## Recorded data
╔══

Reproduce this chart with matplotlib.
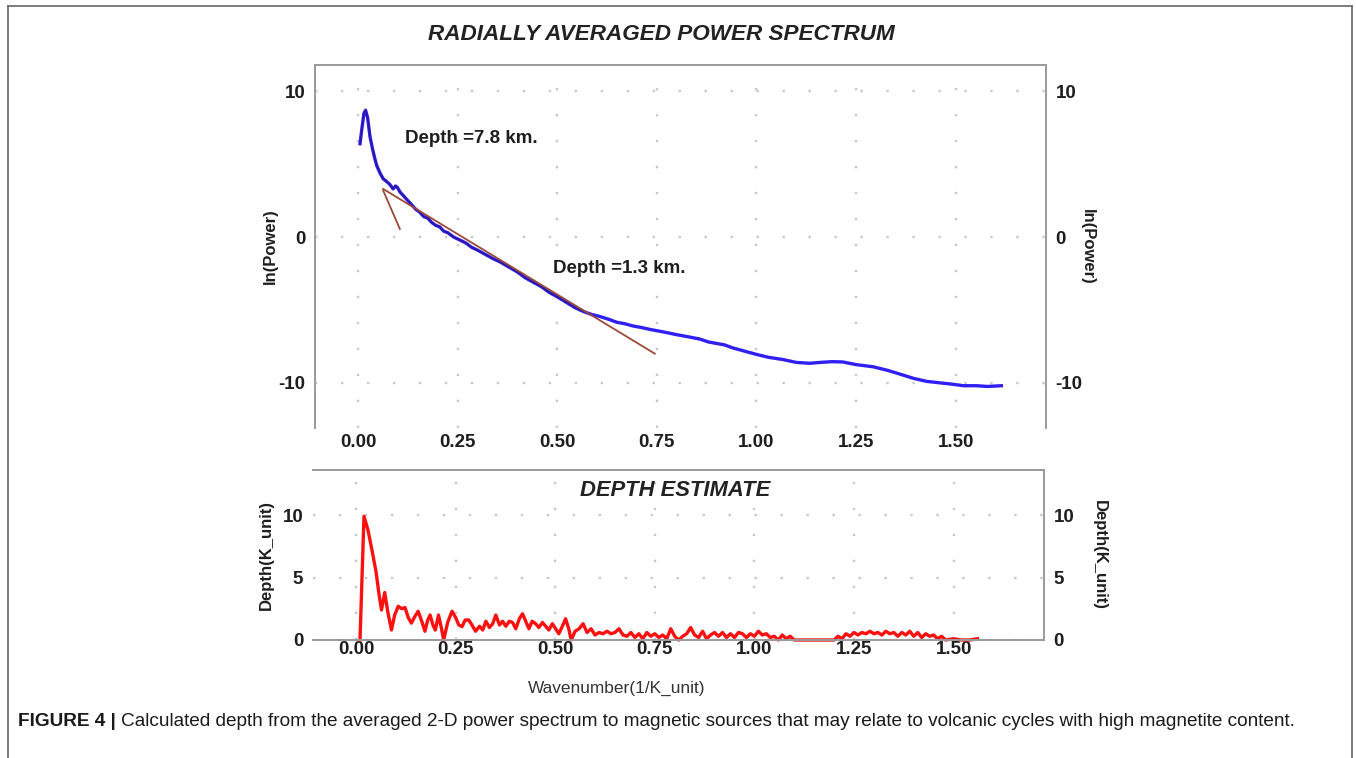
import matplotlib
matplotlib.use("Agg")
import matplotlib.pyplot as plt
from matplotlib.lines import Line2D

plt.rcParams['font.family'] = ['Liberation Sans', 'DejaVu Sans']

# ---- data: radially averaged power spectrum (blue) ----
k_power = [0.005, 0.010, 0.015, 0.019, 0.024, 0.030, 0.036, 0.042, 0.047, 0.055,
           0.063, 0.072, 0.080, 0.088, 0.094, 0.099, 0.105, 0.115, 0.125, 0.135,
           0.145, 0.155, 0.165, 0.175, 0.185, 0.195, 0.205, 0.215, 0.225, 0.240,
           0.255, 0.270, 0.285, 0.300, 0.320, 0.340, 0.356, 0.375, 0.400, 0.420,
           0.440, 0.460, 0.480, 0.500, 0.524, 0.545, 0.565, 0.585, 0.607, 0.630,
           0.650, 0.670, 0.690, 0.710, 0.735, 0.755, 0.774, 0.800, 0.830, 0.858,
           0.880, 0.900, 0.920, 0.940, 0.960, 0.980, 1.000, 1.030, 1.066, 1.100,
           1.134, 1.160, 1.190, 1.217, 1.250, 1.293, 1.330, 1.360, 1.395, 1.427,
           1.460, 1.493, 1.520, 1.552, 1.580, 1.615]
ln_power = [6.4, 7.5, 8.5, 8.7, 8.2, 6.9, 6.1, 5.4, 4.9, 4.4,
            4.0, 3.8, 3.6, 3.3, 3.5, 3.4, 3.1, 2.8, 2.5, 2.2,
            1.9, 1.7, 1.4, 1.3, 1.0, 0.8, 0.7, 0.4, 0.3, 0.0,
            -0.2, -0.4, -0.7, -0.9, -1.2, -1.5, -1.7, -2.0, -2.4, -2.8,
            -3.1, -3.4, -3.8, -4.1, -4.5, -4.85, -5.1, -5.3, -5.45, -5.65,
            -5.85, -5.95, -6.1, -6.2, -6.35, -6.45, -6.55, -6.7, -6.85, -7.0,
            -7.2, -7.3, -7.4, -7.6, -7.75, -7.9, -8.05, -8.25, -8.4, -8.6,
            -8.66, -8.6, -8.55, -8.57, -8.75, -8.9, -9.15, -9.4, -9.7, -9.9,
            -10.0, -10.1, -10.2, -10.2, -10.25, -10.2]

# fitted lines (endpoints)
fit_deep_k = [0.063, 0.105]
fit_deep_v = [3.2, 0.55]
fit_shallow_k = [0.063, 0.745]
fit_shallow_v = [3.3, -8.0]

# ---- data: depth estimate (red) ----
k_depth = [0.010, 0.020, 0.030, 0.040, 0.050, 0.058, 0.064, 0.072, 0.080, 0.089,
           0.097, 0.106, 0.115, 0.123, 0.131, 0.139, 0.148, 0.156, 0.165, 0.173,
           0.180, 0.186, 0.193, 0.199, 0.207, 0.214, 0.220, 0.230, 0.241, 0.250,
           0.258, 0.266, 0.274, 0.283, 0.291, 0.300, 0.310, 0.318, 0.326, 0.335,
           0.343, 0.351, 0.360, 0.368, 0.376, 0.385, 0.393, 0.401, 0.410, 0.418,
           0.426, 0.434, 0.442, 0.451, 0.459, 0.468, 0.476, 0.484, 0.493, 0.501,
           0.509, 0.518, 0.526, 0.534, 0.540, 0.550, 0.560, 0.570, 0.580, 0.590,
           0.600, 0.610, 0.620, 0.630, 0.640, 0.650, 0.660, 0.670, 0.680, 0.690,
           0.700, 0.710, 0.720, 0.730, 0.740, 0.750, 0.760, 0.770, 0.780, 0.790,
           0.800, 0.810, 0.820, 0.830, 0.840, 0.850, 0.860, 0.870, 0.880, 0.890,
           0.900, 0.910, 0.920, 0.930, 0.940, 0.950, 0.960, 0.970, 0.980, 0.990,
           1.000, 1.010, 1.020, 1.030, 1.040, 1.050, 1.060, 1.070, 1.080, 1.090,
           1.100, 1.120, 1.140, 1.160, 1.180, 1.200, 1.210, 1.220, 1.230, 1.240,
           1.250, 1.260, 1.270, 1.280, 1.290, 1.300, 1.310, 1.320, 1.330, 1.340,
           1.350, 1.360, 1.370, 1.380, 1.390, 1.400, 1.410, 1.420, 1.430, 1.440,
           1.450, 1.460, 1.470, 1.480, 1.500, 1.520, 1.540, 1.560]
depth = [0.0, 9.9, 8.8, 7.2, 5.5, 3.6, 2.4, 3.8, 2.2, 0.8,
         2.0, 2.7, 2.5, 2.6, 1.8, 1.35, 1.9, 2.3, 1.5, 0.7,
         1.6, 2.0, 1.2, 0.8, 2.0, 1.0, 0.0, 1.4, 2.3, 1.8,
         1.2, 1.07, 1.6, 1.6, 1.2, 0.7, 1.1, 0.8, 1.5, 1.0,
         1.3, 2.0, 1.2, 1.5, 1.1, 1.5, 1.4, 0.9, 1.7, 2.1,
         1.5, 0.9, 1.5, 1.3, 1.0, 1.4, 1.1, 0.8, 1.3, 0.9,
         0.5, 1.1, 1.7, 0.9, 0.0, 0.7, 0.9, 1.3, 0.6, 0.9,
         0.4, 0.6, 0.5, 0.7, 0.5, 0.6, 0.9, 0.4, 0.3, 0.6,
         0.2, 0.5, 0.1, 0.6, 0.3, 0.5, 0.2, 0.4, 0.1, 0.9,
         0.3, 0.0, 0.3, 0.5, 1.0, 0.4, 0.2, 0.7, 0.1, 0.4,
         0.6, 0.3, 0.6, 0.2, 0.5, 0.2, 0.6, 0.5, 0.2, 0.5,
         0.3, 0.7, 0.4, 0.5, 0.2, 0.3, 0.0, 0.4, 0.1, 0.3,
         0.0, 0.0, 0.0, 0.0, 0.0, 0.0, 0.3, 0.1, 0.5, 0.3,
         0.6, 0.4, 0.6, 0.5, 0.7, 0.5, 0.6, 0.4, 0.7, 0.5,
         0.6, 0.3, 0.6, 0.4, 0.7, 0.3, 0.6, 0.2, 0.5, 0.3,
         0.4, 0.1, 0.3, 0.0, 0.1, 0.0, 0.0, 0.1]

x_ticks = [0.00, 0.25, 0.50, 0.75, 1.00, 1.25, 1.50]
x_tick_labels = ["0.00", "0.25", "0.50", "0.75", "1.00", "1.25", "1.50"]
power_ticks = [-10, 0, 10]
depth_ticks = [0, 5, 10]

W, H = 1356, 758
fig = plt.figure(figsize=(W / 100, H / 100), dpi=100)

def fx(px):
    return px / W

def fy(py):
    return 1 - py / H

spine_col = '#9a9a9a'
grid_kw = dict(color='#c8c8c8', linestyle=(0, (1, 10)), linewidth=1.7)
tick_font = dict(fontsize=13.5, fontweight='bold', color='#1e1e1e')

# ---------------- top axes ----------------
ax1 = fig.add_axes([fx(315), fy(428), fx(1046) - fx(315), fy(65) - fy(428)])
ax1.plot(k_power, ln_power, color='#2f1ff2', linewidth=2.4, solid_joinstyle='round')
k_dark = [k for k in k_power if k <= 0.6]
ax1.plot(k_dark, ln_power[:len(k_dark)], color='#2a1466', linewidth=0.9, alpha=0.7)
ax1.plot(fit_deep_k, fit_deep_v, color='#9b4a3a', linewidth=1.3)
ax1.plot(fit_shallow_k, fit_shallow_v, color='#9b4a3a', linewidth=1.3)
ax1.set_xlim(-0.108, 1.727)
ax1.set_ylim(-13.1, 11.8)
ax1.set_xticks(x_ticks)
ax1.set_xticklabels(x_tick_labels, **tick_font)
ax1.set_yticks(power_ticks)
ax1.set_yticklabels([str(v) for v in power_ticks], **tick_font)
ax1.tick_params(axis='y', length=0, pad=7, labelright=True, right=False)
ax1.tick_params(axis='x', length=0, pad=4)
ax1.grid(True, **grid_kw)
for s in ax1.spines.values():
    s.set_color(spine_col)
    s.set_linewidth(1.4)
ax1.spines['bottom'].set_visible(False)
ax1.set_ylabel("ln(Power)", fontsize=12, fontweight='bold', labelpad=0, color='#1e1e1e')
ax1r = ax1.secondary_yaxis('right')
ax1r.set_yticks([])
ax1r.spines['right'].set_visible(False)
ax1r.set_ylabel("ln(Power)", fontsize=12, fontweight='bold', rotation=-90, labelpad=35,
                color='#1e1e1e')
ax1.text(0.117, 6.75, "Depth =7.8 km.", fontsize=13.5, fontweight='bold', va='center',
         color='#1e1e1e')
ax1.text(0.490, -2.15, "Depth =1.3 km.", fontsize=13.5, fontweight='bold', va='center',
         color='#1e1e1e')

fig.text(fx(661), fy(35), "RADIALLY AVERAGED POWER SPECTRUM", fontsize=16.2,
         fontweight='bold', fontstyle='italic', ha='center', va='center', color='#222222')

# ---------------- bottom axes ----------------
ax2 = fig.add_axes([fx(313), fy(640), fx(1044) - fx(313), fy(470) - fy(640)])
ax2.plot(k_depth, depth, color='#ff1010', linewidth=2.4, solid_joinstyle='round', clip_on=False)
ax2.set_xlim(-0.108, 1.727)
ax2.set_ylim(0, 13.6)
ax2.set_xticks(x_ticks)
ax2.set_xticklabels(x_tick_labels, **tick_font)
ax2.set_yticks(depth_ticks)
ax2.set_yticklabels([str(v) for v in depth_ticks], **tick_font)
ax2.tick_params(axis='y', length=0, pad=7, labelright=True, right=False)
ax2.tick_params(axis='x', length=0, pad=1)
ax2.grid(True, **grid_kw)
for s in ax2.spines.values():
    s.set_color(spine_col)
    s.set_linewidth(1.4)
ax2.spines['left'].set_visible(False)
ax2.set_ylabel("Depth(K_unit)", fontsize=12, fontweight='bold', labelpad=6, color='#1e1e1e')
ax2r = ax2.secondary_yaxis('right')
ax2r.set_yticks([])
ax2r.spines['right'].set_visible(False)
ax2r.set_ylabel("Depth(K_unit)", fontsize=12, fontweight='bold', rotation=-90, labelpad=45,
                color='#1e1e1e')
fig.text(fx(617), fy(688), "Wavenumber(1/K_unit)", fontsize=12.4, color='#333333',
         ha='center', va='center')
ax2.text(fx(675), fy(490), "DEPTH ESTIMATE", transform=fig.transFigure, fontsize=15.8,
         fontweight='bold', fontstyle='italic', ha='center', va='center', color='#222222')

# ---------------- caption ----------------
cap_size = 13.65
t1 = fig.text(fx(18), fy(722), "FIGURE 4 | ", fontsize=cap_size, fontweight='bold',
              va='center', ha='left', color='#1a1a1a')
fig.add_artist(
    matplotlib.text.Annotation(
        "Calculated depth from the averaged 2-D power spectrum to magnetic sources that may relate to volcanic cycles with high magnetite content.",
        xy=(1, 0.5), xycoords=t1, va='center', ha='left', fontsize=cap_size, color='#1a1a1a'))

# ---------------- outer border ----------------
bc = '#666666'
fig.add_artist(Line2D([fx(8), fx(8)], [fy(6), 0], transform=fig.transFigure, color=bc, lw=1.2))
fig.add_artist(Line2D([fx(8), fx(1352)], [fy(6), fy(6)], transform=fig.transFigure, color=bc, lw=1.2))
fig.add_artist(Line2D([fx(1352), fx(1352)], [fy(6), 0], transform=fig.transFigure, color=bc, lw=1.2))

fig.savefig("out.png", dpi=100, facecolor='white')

╚══

## Exercise directions
Take the lines from the start of the material to the line with "plt.rcParams['font.family'] = ['Liberation", both included, and transcribe them exactly without the pictures.

## Task result
Reproduce this chart with matplotlib.
import matplotlib
matplotlib.use("Agg")
import matplotlib.pyplot as plt
from matplotlib.lines import Line2D

plt.rcParams['font.family'] = ['Liberation Sans', 'DejaVu Sans']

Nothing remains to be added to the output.